Dia del Niño History
Summary of Día del Niño in Mexico and around the world:
The history of Children’s Day dates back to May 8, 1916, when in the city of Tantoyuca, Veracruz, it was recognized and celebrated for the first time in Mexico.
President Álvaro Obregón and Minister of Education José Vasconcelos officially established Children’s Day in Mexico on April 30, beginning its celebration in 1924.
Eglantyne Jebb, founder of the Save the Children organization, with the help of the International Red Cross, pushed the League of Nations to adopt the first Declaration of the Rights of Children on September 26, 1924.
Children’s Day was first proclaimed during the World Conference on Child Welfare held in Geneva in 1925. Since then, this day has been celebrated on June 1 in many countries.
On April 12, 1952, the Organization of American States (OAS) and UNICEF drafted the Declaration of Universal Principles for the Child.
In 1954, the General Assembly of the United Nations recommended that a Universal Children’s Day be instituted in all countries.
In 1959, the UN established November 20 as the date for the universal commemoration of Children’s Day.
On December 4, 2014, the General Law on the Rights of Children and Adolescents was published in Mexico. The purpose of the law is to recognize children and adolescents as holders of rights; guarantee their respect and protection, and promotion of their human rights, in accordance with the provisions of the Constitution.
When is Dia del Niño?
In Mexico, Children’s Day is officially celebrated every April 30. Internationally, the UN established the celebration on November 20, however, in many countries it is still celebrated on June 1, as it was established in 1924. The truth is that there is no world day, that is, it is celebrated around the world, but the date can change at the discretion and convenience of governments.
In the case of Mexico, November 20 is a statutory holiday to commemorate the Mexican Revolution, which is why that day could not be established for children, in addition to the fact that the celebration in the country dates from 1916.
In Mexico, the General Law defines children as people who are under 12 years of age. According to data from the Population and Housing Census, in 2020, 25.2 million people from 0 to 11 years old resided in Mexico; which represented 20% of the total number of people in Mexican territory (126 million).
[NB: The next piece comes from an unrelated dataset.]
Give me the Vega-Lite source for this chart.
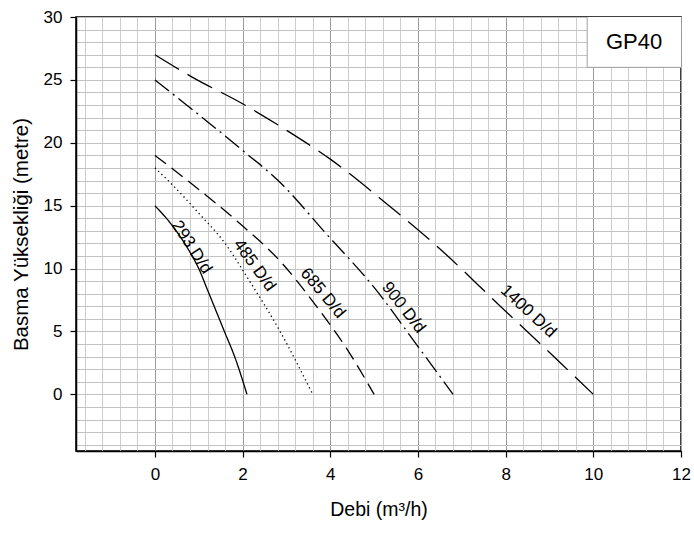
{
  "$schema": "https://vega.github.io/schema/vega-lite/v6.json",
  "width": 605,
  "height": 434,
  "autosize": "none",
  "padding": {"left": 76, "top": 17, "right": 13, "bottom": 82},
  "background": "white",
  "config": {
    "view": {"stroke": "#000000", "strokeWidth": 1.5},
    "font": "Liberation Sans"
  },
  "datasets": {
    "curves": [
      {"series": "293 D/d", "q": 0, "h": 15},
      {"series": "293 D/d", "q": 0.4, "h": 13.4},
      {"series": "293 D/d", "q": 0.8, "h": 11.3},
      {"series": "293 D/d", "q": 1.0, "h": 10.0},
      {"series": "293 D/d", "q": 1.2, "h": 8.3},
      {"series": "293 D/d", "q": 1.55, "h": 5.3},
      {"series": "293 D/d", "q": 1.85, "h": 2.7},
      {"series": "293 D/d", "q": 2.1, "h": 0},
      {"series": "485 D/d", "q": 0, "h": 18},
      {"series": "485 D/d", "q": 0.33, "h": 16.9},
      {"series": "485 D/d", "q": 1.0, "h": 14.4},
      {"series": "485 D/d", "q": 1.58, "h": 12.1},
      {"series": "485 D/d", "q": 2.15, "h": 9.06},
      {"series": "485 D/d", "q": 2.84, "h": 5.1},
      {"series": "485 D/d", "q": 3.6, "h": 0},
      {"series": "685 D/d", "q": 0, "h": 19},
      {"series": "685 D/d", "q": 0.78, "h": 16.9},
      {"series": "685 D/d", "q": 1.93, "h": 13.6},
      {"series": "685 D/d", "q": 2.84, "h": 10.65},
      {"series": "685 D/d", "q": 3.75, "h": 6.7},
      {"series": "685 D/d", "q": 4.4, "h": 3.5},
      {"series": "685 D/d", "q": 5, "h": 0},
      {"series": "900 D/d", "q": 0, "h": 25},
      {"series": "900 D/d", "q": 0.94, "h": 22.4},
      {"series": "900 D/d", "q": 2, "h": 19.4},
      {"series": "900 D/d", "q": 2.84, "h": 16.9},
      {"series": "900 D/d", "q": 3.9, "h": 12.8},
      {"series": "900 D/d", "q": 5.0, "h": 8.5},
      {"series": "900 D/d", "q": 5.96, "h": 4.0},
      {"series": "900 D/d", "q": 6.8, "h": 0},
      {"series": "1400 D/d", "q": 0, "h": 27},
      {"series": "1400 D/d", "q": 0.86, "h": 25.2},
      {"series": "1400 D/d", "q": 2, "h": 23.1},
      {"series": "1400 D/d", "q": 3, "h": 21.0},
      {"series": "1400 D/d", "q": 4, "h": 18.7},
      {"series": "1400 D/d", "q": 5.27, "h": 15.2},
      {"series": "1400 D/d", "q": 6.49, "h": 11.6},
      {"series": "1400 D/d", "q": 7.86, "h": 7.07},
      {"series": "1400 D/d", "q": 9.27, "h": 2.44},
      {"series": "1400 D/d", "q": 10, "h": 0}
    ],
    "labels": [
      {"series": "293 D/d", "q": 0.84, "h": 11.7},
      {"series": "485 D/d", "q": 2.27, "h": 10.25},
      {"series": "685 D/d", "q": 3.83, "h": 8.05},
      {"series": "900 D/d", "q": 5.67, "h": 6.9},
      {"series": "1400 D/d", "q": 8.52, "h": 6.6}
    ],
    "box": [
      {"q": 9.86, "q2": 12, "h": 26, "h2": 30, "qc": 10.93, "hc": 28.05, "name": "GP40"}
    ]
  },
  "encoding": {
    "x": {
      "field": "q",
      "type": "quantitative",
      "scale": {"domain": [-1.8, 12], "nice": false, "zero": false},
      "axis": {
        "title": "Debi (m³/h)",
        "titleFont": "Liberation Sans",
        "titleFontSize": 19.5,
        "titleFontWeight": "normal",
        "titleColor": "#000000",
        "titlePadding": 18,
        "labelFont": "Liberation Sans",
        "labelFontSize": 17,
        "labelColor": "#000000",
        "labelPadding": 9,
        "labelOverlap": false,
        "labelFlush": false,
        "labelBound": false,
        "values": [-1.6, -1.2, -0.8, -0.4, 0, 0.4, 0.8, 1.2, 1.6, 2, 2.4, 2.8, 3.2, 3.6, 4, 4.4, 4.8, 5.2, 5.6, 6, 6.4, 6.8, 7.2, 7.6, 8, 8.4, 8.8, 9.2, 9.6, 10, 10.4, 10.8, 11.2, 11.6, 12],
        "labelExpr": "datum.value % 2 === 0 ? format(datum.value, 'd') : ''",
        "grid": true,
        "gridColor": {"condition": {"test": "datum.value % 2 === 0", "value": "#9a9a9a"}, "value": "#cdcdcd"},
        "gridWidth": 1,
        "tickColor": "#000000",
        "tickSize": 6,
        "tickWidth": 1.2,
        "tickOpacity": {"condition": {"test": "datum.value % 2 === 0", "value": 1}, "value": 0},
        "domainColor": "#000000",
        "domainWidth": 1.5
      }
    },
    "y": {
      "field": "h",
      "type": "quantitative",
      "scale": {"domain": [-4.5, 30], "nice": false, "zero": false},
      "axis": {
        "title": "Basma Yüksekliği (metre)",
        "titleFont": "Liberation Sans",
        "titleFontSize": 20.5,
        "titleFontWeight": "normal",
        "titleColor": "#000000",
        "titlePadding": 12,
        "labelFont": "Liberation Sans",
        "labelFontSize": 17,
        "labelColor": "#000000",
        "labelPadding": 8,
        "labelOverlap": false,
        "labelFlush": false,
        "labelBound": false,
        "values": [-4, -3, -2, -1, 0, 1, 2, 3, 4, 5, 6, 7, 8, 9, 10, 11, 12, 13, 14, 15, 16, 17, 18, 19, 20, 21, 22, 23, 24, 25, 26, 27, 28, 29, 30],
        "labelExpr": "datum.value % 5 === 0 ? format(datum.value, 'd') : ''",
        "grid": true,
        "gridColor": "#c2c2c2",
        "gridWidth": 1,
        "tickColor": "#000000",
        "tickSize": 6,
        "tickWidth": 1.2,
        "tickOpacity": {"condition": {"test": "datum.value % 5 === 0", "value": 1}, "value": 0},
        "domainColor": "#000000",
        "domainWidth": 1.5
      }
    }
  },
  "layer": [
    {
      "data": {"name": "curves"},
      "mark": {"type": "line", "color": "#000000", "strokeWidth": 1.3, "interpolate": "monotone"},
      "encoding": {
        "detail": {"field": "series"},
        "strokeDash": {
          "field": "series",
          "type": "nominal",
          "scale": {
            "domain": ["293 D/d", "485 D/d", "685 D/d", "900 D/d", "1400 D/d"],
            "range": [[1, 0], [1.3, 3.2], [14, 7], [18, 5, 2, 5], [28, 10]]
          },
          "legend": null
        }
      }
    },
    {
      "data": {"name": "labels"},
      "transform": [{"filter": "datum.series === '293 D/d'"}],
      "mark": {"type": "text", "angle": 57, "fontSize": 17, "font": "Liberation Sans", "color": "#000000", "align": "center", "baseline": "middle"},
      "encoding": {"text": {"field": "series"}}
    },
    {
      "data": {"name": "labels"},
      "transform": [{"filter": "datum.series === '485 D/d'"}],
      "mark": {"type": "text", "angle": 54, "fontSize": 17, "font": "Liberation Sans", "color": "#000000", "align": "center", "baseline": "middle"},
      "encoding": {"text": {"field": "series"}}
    },
    {
      "data": {"name": "labels"},
      "transform": [{"filter": "datum.series === '685 D/d'"}],
      "mark": {"type": "text", "angle": 50, "fontSize": 17, "font": "Liberation Sans", "color": "#000000", "align": "center", "baseline": "middle"},
      "encoding": {"text": {"field": "series"}}
    },
    {
      "data": {"name": "labels"},
      "transform": [{"filter": "datum.series === '900 D/d'"}],
      "mark": {"type": "text", "angle": 52, "fontSize": 17, "font": "Liberation Sans", "color": "#000000", "align": "center", "baseline": "middle"},
      "encoding": {"text": {"field": "series"}}
    },
    {
      "data": {"name": "labels"},
      "transform": [{"filter": "datum.series === '1400 D/d'"}],
      "mark": {"type": "text", "angle": 43, "fontSize": 17, "font": "Liberation Sans", "color": "#000000", "align": "center", "baseline": "middle"},
      "encoding": {"text": {"field": "series"}}
    },
    {
      "data": {"name": "box"},
      "mark": {"type": "rect", "fill": "#ffffff", "stroke": null},
      "encoding": {
        "x": {"field": "q", "type": "quantitative"},
        "x2": {"field": "q2"},
        "y": {"field": "h", "type": "quantitative"},
        "y2": {"field": "h2"}
      }
    },
    {
      "data": {"name": "box"},
      "mark": {"type": "rule", "color": "#a0a0a0", "strokeWidth": 1},
      "encoding": {
        "x": {"field": "q", "type": "quantitative"},
        "y": {"field": "h", "type": "quantitative"},
        "y2": {"field": "h2"}
      }
    },
    {
      "data": {"name": "box"},
      "mark": {"type": "rule", "color": "#a0a0a0", "strokeWidth": 1},
      "encoding": {
        "x": {"field": "q", "type": "quantitative"},
        "x2": {"field": "q2"},
        "y": {"field": "h", "type": "quantitative"}
      }
    },
    {
      "data": {"name": "box"},
      "mark": {"type": "text", "fontSize": 22, "font": "Liberation Sans", "color": "#000000", "align": "center", "baseline": "middle"},
      "encoding": {
        "x": {"field": "qc", "type": "quantitative"},
        "y": {"field": "hc", "type": "quantitative"},
        "text": {"field": "name"}
      }
    }
  ]
}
Their distribution by sex was 12.4 million girls (49.3%) and 12.8 million boys (50.7%).
What is Children’s Day in Mexico?
For a boy or a girl in Mexico, this is a day to receive many joys such as receiving gifts and going to have fun accompanied by their parents. They go to the movies, the park, the circus, the shopping center or any other place or event organized for children to spend an unforgettable day.
Many children will be able to go to school, but not to study, but to party, celebrate with their teachers and classmates, receive candies, eat cake and snacks, dress up as their favorite cartoon character and much more. In some schools it is a day to organize festivals, even inviting parents to accompany their children. Children sing, organize games and competitions. A full day full of fun.
Unfortunately, the Dia del Niño en Mexico is within the holidays, but not mandatory rest. So many parents must wait until they get off work to spend time with their kids.